_Material_
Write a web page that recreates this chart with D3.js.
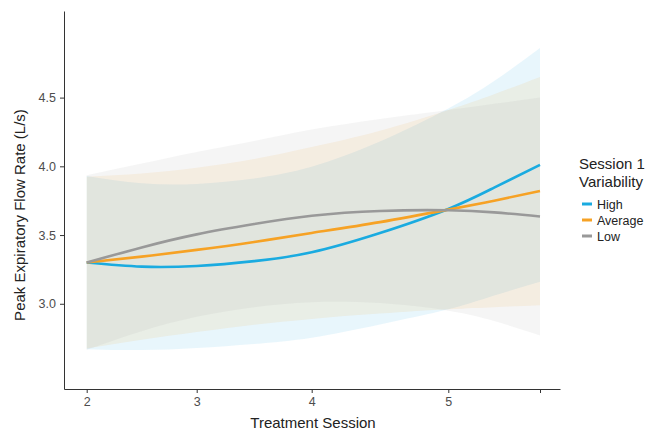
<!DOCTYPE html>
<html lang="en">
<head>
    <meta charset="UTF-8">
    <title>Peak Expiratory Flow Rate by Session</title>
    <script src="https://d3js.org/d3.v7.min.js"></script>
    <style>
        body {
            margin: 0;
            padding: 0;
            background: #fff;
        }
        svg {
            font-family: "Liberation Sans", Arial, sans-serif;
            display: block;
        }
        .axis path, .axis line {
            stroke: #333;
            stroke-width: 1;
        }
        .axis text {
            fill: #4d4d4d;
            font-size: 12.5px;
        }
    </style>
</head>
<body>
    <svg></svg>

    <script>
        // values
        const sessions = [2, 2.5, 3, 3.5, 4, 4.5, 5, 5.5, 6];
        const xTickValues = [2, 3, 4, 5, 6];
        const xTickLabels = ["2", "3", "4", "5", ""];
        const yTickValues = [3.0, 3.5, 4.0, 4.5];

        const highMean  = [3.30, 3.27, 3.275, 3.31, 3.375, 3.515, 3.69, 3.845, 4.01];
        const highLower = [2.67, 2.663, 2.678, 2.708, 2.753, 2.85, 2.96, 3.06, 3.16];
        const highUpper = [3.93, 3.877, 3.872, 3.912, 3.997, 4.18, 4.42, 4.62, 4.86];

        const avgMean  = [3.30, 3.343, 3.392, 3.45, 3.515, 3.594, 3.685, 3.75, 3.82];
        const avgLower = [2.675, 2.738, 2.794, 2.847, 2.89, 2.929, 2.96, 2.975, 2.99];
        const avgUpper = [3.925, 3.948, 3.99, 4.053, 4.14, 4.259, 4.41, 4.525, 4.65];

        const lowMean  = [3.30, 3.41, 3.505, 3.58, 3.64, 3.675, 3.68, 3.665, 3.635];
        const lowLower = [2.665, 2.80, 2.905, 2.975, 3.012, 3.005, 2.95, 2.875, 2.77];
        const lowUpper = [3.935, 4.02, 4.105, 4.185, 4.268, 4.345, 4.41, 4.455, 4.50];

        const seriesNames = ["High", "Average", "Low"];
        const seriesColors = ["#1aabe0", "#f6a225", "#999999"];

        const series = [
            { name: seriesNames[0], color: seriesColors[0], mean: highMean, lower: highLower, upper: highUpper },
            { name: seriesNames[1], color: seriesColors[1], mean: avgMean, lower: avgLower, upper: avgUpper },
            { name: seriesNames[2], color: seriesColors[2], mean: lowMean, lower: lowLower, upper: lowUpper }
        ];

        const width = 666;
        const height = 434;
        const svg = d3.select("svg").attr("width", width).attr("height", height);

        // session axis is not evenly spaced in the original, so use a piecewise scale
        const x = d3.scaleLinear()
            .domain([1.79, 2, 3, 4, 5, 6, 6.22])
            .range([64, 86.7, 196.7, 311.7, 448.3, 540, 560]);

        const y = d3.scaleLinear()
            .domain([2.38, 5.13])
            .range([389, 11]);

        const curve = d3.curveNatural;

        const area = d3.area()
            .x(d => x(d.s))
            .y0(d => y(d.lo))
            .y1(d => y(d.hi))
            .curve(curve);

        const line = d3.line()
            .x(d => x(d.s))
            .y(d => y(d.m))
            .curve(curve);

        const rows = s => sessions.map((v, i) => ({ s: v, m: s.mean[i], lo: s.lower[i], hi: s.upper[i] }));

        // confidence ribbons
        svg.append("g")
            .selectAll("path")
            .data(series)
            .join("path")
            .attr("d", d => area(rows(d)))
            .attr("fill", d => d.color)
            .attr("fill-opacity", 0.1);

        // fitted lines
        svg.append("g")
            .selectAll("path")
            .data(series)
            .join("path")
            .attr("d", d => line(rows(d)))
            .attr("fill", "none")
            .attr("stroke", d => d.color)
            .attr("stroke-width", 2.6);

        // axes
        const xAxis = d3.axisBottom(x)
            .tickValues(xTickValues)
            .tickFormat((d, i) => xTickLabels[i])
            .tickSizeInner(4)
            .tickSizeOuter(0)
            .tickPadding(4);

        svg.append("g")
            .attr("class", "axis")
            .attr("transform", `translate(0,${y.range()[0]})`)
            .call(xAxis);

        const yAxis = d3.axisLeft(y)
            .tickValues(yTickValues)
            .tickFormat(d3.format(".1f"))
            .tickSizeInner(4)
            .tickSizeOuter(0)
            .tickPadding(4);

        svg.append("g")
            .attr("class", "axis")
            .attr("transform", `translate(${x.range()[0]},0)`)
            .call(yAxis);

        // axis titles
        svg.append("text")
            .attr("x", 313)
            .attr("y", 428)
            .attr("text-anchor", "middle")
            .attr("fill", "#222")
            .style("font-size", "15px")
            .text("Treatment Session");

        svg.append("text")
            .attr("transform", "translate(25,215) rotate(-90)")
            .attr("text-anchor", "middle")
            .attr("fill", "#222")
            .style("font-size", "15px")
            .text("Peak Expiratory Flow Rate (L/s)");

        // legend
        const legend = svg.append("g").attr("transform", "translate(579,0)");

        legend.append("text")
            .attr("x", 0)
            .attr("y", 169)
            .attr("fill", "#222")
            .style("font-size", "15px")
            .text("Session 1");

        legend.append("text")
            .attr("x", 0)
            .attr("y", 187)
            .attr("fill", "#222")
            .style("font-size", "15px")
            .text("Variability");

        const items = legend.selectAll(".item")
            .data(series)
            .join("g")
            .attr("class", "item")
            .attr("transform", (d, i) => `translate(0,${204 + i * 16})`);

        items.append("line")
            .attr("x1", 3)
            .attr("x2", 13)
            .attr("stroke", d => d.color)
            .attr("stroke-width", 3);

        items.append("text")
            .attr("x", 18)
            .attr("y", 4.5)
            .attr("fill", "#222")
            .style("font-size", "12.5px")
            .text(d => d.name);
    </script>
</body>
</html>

_Given request_
Write out the whole listing again, exactly, with no pictures.

_Solution for this exercise_
Write a web page that recreates this chart with D3.js.
<!DOCTYPE html>
<html lang="en">
<head>
    <meta charset="UTF-8">
    <title>Peak Expiratory Flow Rate by Session</title>
    <script src="https://d3js.org/d3.v7.min.js"></script>
    <style>
        body {
            margin: 0;
            padding: 0;
            background: #fff;
        }
        svg {
            font-family: "Liberation Sans", Arial, sans-serif;
            display: block;
        }
        .axis path, .axis line {
            stroke: #333;
            stroke-width: 1;
        }
        .axis text {
            fill: #4d4d4d;
            font-size: 12.5px;
        }
    </style>
</head>
<body>
    <svg></svg>

    <script>
        // values
        const sessions = [2, 2.5, 3, 3.5, 4, 4.5, 5, 5.5, 6];
        const xTickValues = [2, 3, 4, 5, 6];
        const xTickLabels = ["2", "3", "4", "5", ""];
        const yTickValues = [3.0, 3.5, 4.0, 4.5];

        const highMean  = [3.30, 3.27, 3.275, 3.31, 3.375, 3.515, 3.69, 3.845, 4.01];
        const highLower = [2.67, 2.663, 2.678, 2.708, 2.753, 2.85, 2.96, 3.06, 3.16];
        const highUpper = [3.93, 3.877, 3.872, 3.912, 3.997, 4.18, 4.42, 4.62, 4.86];

        const avgMean  = [3.30, 3.343, 3.392, 3.45, 3.515, 3.594, 3.685, 3.75, 3.82];
        const avgLower = [2.675, 2.738, 2.794, 2.847, 2.89, 2.929, 2.96, 2.975, 2.99];
        const avgUpper = [3.925, 3.948, 3.99, 4.053, 4.14, 4.259, 4.41, 4.525, 4.65];

        const lowMean  = [3.30, 3.41, 3.505, 3.58, 3.64, 3.675, 3.68, 3.665, 3.635];
        const lowLower = [2.665, 2.80, 2.905, 2.975, 3.012, 3.005, 2.95, 2.875, 2.77];
        const lowUpper = [3.935, 4.02, 4.105, 4.185, 4.268, 4.345, 4.41, 4.455, 4.50];

        const seriesNames = ["High", "Average", "Low"];
        const seriesColors = ["#1aabe0", "#f6a225", "#999999"];

        const series = [
            { name: seriesNames[0], color: seriesColors[0], mean: highMean, lower: highLower, upper: highUpper },
            { name: seriesNames[1], color: seriesColors[1], mean: avgMean, lower: avgLower, upper: avgUpper },
            { name: seriesNames[2], color: seriesColors[2], mean: lowMean, lower: lowLower, upper: lowUpper }
        ];

        const width = 666;
        const height = 434;
        const svg = d3.select("svg").attr("width", width).attr("height", height);

        // session axis is not evenly spaced in the original, so use a piecewise scale
        const x = d3.scaleLinear()
            .domain([1.79, 2, 3, 4, 5, 6, 6.22])
            .range([64, 86.7, 196.7, 311.7, 448.3, 540, 560]);

        const y = d3.scaleLinear()
            .domain([2.38, 5.13])
            .range([389, 11]);

        const curve = d3.curveNatural;

        const area = d3.area()
            .x(d => x(d.s))
            .y0(d => y(d.lo))
            .y1(d => y(d.hi))
            .curve(curve);

        const line = d3.line()
            .x(d => x(d.s))
            .y(d => y(d.m))
            .curve(curve);

        const rows = s => sessions.map((v, i) => ({ s: v, m: s.mean[i], lo: s.lower[i], hi: s.upper[i] }));

        // confidence ribbons
        svg.append("g")
            .selectAll("path")
            .data(series)
            .join("path")
            .attr("d", d => area(rows(d)))
            .attr("fill", d => d.color)
            .attr("fill-opacity", 0.1);

        // fitted lines
        svg.append("g")
            .selectAll("path")
            .data(series)
            .join("path")
            .attr("d", d => line(rows(d)))
            .attr("fill", "none")
            .attr("stroke", d => d.color)
            .attr("stroke-width", 2.6);

        // axes
        const xAxis = d3.axisBottom(x)
            .tickValues(xTickValues)
            .tickFormat((d, i) => xTickLabels[i])
            .tickSizeInner(4)
            .tickSizeOuter(0)
            .tickPadding(4);

        svg.append("g")
            .attr("class", "axis")
            .attr("transform", `translate(0,${y.range()[0]})`)
            .call(xAxis);

        const yAxis = d3.axisLeft(y)
            .tickValues(yTickValues)
            .tickFormat(d3.format(".1f"))
            .tickSizeInner(4)
            .tickSizeOuter(0)
            .tickPadding(4);

        svg.append("g")
            .attr("class", "axis")
            .attr("transform", `translate(${x.range()[0]},0)`)
            .call(yAxis);

        // axis titles
        svg.append("text")
            .attr("x", 313)
            .attr("y", 428)
            .attr("text-anchor", "middle")
            .attr("fill", "#222")
            .style("font-size", "15px")
            .text("Treatment Session");

        svg.append("text")
            .attr("transform", "translate(25,215) rotate(-90)")
            .attr("text-anchor", "middle")
            .attr("fill", "#222")
            .style("font-size", "15px")
            .text("Peak Expiratory Flow Rate (L/s)");

        // legend
        const legend = svg.append("g").attr("transform", "translate(579,0)");

        legend.append("text")
            .attr("x", 0)
            .attr("y", 169)
            .attr("fill", "#222")
            .style("font-size", "15px")
            .text("Session 1");

        legend.append("text")
            .attr("x", 0)
            .attr("y", 187)
            .attr("fill", "#222")
            .style("font-size", "15px")
            .text("Variability");

        const items = legend.selectAll(".item")
            .data(series)
            .join("g")
            .attr("class", "item")
            .attr("transform", (d, i) => `translate(0,${204 + i * 16})`);

        items.append("line")
            .attr("x1", 3)
            .attr("x2", 13)
            .attr("stroke", d => d.color)
            .attr("stroke-width", 3);

        items.append("text")
            .attr("x", 18)
            .attr("y", 4.5)
            .attr("fill", "#222")
            .style("font-size", "12.5px")
            .text(d => d.name);
    </script>
</body>
</html>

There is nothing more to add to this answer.